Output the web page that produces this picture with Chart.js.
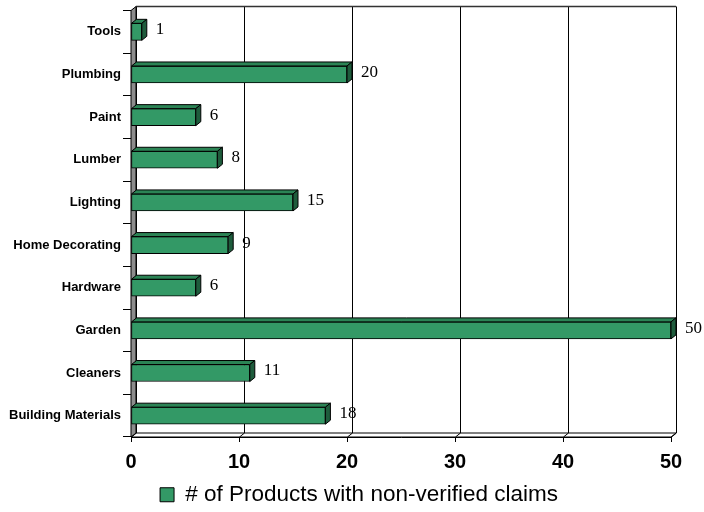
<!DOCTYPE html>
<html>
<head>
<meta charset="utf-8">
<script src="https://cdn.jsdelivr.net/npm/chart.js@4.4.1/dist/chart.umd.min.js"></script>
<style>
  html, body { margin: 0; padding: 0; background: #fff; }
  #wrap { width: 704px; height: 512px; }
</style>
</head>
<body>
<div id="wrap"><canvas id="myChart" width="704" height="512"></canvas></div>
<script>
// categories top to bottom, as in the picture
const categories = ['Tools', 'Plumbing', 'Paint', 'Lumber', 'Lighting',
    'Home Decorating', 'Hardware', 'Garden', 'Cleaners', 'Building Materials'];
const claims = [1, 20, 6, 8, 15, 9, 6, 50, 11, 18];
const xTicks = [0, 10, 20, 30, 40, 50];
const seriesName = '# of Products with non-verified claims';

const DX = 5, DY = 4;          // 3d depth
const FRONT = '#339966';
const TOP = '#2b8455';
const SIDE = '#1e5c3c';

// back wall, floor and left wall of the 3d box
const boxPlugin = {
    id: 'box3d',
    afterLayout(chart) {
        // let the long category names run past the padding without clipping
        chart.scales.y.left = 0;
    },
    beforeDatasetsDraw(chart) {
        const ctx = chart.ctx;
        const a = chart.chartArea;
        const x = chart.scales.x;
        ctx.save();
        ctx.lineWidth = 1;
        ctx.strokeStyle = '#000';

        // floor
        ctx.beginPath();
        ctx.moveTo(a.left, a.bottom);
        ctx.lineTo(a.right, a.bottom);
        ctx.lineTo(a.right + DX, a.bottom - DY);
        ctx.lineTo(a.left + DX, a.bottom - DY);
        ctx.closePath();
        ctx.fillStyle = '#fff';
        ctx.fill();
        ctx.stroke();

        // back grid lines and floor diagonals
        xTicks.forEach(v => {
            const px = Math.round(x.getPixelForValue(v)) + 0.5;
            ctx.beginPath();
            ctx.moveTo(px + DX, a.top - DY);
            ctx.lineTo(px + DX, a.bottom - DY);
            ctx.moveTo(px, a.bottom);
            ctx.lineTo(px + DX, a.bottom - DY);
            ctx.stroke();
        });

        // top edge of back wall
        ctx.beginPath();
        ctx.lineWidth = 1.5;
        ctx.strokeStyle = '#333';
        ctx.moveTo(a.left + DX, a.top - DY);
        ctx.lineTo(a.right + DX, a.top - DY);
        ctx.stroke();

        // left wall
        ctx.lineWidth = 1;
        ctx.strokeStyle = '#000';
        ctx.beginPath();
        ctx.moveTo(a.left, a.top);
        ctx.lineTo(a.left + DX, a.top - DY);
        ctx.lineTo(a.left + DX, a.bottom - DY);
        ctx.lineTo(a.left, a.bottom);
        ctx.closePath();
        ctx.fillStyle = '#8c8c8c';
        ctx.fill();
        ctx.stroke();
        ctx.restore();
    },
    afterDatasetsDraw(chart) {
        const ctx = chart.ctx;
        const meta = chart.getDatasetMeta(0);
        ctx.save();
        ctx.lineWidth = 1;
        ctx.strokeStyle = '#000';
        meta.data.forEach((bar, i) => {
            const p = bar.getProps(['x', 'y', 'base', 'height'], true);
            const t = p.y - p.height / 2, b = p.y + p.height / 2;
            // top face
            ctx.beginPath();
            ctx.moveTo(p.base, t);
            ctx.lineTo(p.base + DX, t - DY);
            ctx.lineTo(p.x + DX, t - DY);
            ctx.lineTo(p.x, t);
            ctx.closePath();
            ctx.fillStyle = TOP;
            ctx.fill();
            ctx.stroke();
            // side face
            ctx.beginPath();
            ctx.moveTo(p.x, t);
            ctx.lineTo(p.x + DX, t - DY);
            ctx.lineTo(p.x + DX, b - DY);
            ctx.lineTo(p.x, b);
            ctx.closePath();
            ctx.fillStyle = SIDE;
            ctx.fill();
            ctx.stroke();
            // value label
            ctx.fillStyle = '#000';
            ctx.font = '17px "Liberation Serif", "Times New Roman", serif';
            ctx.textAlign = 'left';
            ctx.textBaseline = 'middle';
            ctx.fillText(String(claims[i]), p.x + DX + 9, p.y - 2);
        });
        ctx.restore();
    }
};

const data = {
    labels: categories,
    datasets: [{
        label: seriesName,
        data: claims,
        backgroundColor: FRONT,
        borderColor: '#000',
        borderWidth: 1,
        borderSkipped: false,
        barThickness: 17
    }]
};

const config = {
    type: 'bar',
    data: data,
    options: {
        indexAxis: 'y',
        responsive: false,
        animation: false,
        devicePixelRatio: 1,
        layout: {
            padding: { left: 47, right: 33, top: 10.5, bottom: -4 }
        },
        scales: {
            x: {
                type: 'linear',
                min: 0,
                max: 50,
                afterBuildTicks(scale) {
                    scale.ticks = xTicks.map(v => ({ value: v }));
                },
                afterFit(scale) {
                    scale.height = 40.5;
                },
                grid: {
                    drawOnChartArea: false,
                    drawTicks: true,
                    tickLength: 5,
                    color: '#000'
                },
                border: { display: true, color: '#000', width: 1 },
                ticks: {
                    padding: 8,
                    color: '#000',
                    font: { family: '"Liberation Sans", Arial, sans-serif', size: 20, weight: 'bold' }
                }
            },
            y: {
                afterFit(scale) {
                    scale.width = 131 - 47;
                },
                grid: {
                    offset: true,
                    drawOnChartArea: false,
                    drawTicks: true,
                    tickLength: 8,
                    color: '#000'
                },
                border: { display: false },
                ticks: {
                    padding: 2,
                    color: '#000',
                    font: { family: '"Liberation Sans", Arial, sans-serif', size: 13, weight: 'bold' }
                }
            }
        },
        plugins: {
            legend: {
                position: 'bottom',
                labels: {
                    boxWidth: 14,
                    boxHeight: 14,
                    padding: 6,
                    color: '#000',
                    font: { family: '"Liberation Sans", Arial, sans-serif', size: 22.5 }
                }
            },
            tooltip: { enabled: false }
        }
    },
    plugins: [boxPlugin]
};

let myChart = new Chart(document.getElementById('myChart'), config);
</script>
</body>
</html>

=== YOUR INSTRUCTIONS ===
Extract all the data above exactly, excluding every picture.

=== WRITTEN RESPONSE ===
Output the web page that produces this picture with Chart.js.
<!DOCTYPE html>
<html>
<head>
<meta charset="utf-8">
<script src="https://cdn.jsdelivr.net/npm/chart.js@4.4.1/dist/chart.umd.min.js"></script>
<style>
  html, body { margin: 0; padding: 0; background: #fff; }
  #wrap { width: 704px; height: 512px; }
</style>
</head>
<body>
<div id="wrap"><canvas id="myChart" width="704" height="512"></canvas></div>
<script>
// categories top to bottom, as in the picture
const categories = ['Tools', 'Plumbing', 'Paint', 'Lumber', 'Lighting',
    'Home Decorating', 'Hardware', 'Garden', 'Cleaners', 'Building Materials'];
const claims = [1, 20, 6, 8, 15, 9, 6, 50, 11, 18];
const xTicks = [0, 10, 20, 30, 40, 50];
const seriesName = '# of Products with non-verified claims';

const DX = 5, DY = 4;          // 3d depth
const FRONT = '#339966';
const TOP = '#2b8455';
const SIDE = '#1e5c3c';

// back wall, floor and left wall of the 3d box
const boxPlugin = {
    id: 'box3d',
    afterLayout(chart) {
        // let the long category names run past the padding without clipping
        chart.scales.y.left = 0;
    },
    beforeDatasetsDraw(chart) {
        const ctx = chart.ctx;
        const a = chart.chartArea;
        const x = chart.scales.x;
        ctx.save();
        ctx.lineWidth = 1;
        ctx.strokeStyle = '#000';

        // floor
        ctx.beginPath();
        ctx.moveTo(a.left, a.bottom);
        ctx.lineTo(a.right, a.bottom);
        ctx.lineTo(a.right + DX, a.bottom - DY);
        ctx.lineTo(a.left + DX, a.bottom - DY);
        ctx.closePath();
        ctx.fillStyle = '#fff';
        ctx.fill();
        ctx.stroke();

        // back grid lines and floor diagonals
        xTicks.forEach(v => {
            const px = Math.round(x.getPixelForValue(v)) + 0.5;
            ctx.beginPath();
            ctx.moveTo(px + DX, a.top - DY);
            ctx.lineTo(px + DX, a.bottom - DY);
            ctx.moveTo(px, a.bottom);
            ctx.lineTo(px + DX, a.bottom - DY);
            ctx.stroke();
        });

        // top edge of back wall
        ctx.beginPath();
        ctx.lineWidth = 1.5;
        ctx.strokeStyle = '#333';
        ctx.moveTo(a.left + DX, a.top - DY);
        ctx.lineTo(a.right + DX, a.top - DY);
        ctx.stroke();

        // left wall
        ctx.lineWidth = 1;
        ctx.strokeStyle = '#000';
        ctx.beginPath();
        ctx.moveTo(a.left, a.top);
        ctx.lineTo(a.left + DX, a.top - DY);
        ctx.lineTo(a.left + DX, a.bottom - DY);
        ctx.lineTo(a.left, a.bottom);
        ctx.closePath();
        ctx.fillStyle = '#8c8c8c';
        ctx.fill();
        ctx.stroke();
        ctx.restore();
    },
    afterDatasetsDraw(chart) {
        const ctx = chart.ctx;
        const meta = chart.getDatasetMeta(0);
        ctx.save();
        ctx.lineWidth = 1;
        ctx.strokeStyle = '#000';
        meta.data.forEach((bar, i) => {
            const p = bar.getProps(['x', 'y', 'base', 'height'], true);
            const t = p.y - p.height / 2, b = p.y + p.height / 2;
            // top face
            ctx.beginPath();
            ctx.moveTo(p.base, t);
            ctx.lineTo(p.base + DX, t - DY);
            ctx.lineTo(p.x + DX, t - DY);
            ctx.lineTo(p.x, t);
            ctx.closePath();
            ctx.fillStyle = TOP;
            ctx.fill();
            ctx.stroke();
            // side face
            ctx.beginPath();
            ctx.moveTo(p.x, t);
            ctx.lineTo(p.x + DX, t - DY);
            ctx.lineTo(p.x + DX, b - DY);
            ctx.lineTo(p.x, b);
            ctx.closePath();
            ctx.fillStyle = SIDE;
            ctx.fill();
            ctx.stroke();
            // value label
            ctx.fillStyle = '#000';
            ctx.font = '17px "Liberation Serif", "Times New Roman", serif';
            ctx.textAlign = 'left';
            ctx.textBaseline = 'middle';
            ctx.fillText(String(claims[i]), p.x + DX + 9, p.y - 2);
        });
        ctx.restore();
    }
};

const data = {
    labels: categories,
    datasets: [{
        label: seriesName,
        data: claims,
        backgroundColor: FRONT,
        borderColor: '#000',
        borderWidth: 1,
        borderSkipped: false,
        barThickness: 17
    }]
};

const config = {
    type: 'bar',
    data: data,
    options: {
        indexAxis: 'y',
        responsive: false,
        animation: false,
        devicePixelRatio: 1,
        layout: {
            padding: { left: 47, right: 33, top: 10.5, bottom: -4 }
        },
        scales: {
            x: {
                type: 'linear',
                min: 0,
                max: 50,
                afterBuildTicks(scale) {
                    scale.ticks = xTicks.map(v => ({ value: v }));
                },
                afterFit(scale) {
                    scale.height = 40.5;
                },
                grid: {
                    drawOnChartArea: false,
                    drawTicks: true,
                    tickLength: 5,
                    color: '#000'
                },
                border: { display: true, color: '#000', width: 1 },
                ticks: {
                    padding: 8,
                    color: '#000',
                    font: { family: '"Liberation Sans", Arial, sans-serif', size: 20, weight: 'bold' }
                }
            },
            y: {
                afterFit(scale) {
                    scale.width = 131 - 47;
                },
                grid: {
                    offset: true,
                    drawOnChartArea: false,
                    drawTicks: true,
                    tickLength: 8,
                    color: '#000'
                },
                border: { display: false },
                ticks: {
                    padding: 2,
                    color: '#000',
                    font: { family: '"Liberation Sans", Arial, sans-serif', size: 13, weight: 'bold' }
                }
            }
        },
        plugins: {
            legend: {
                position: 'bottom',
                labels: {
                    boxWidth: 14,
                    boxHeight: 14,
                    padding: 6,
                    color: '#000',
                    font: { family: '"Liberation Sans", Arial, sans-serif', size: 22.5 }
                }
            },
            tooltip: { enabled: false }
        }
    },
    plugins: [boxPlugin]
};

let myChart = new Chart(document.getElementById('myChart'), config);
</script>
</body>
</html>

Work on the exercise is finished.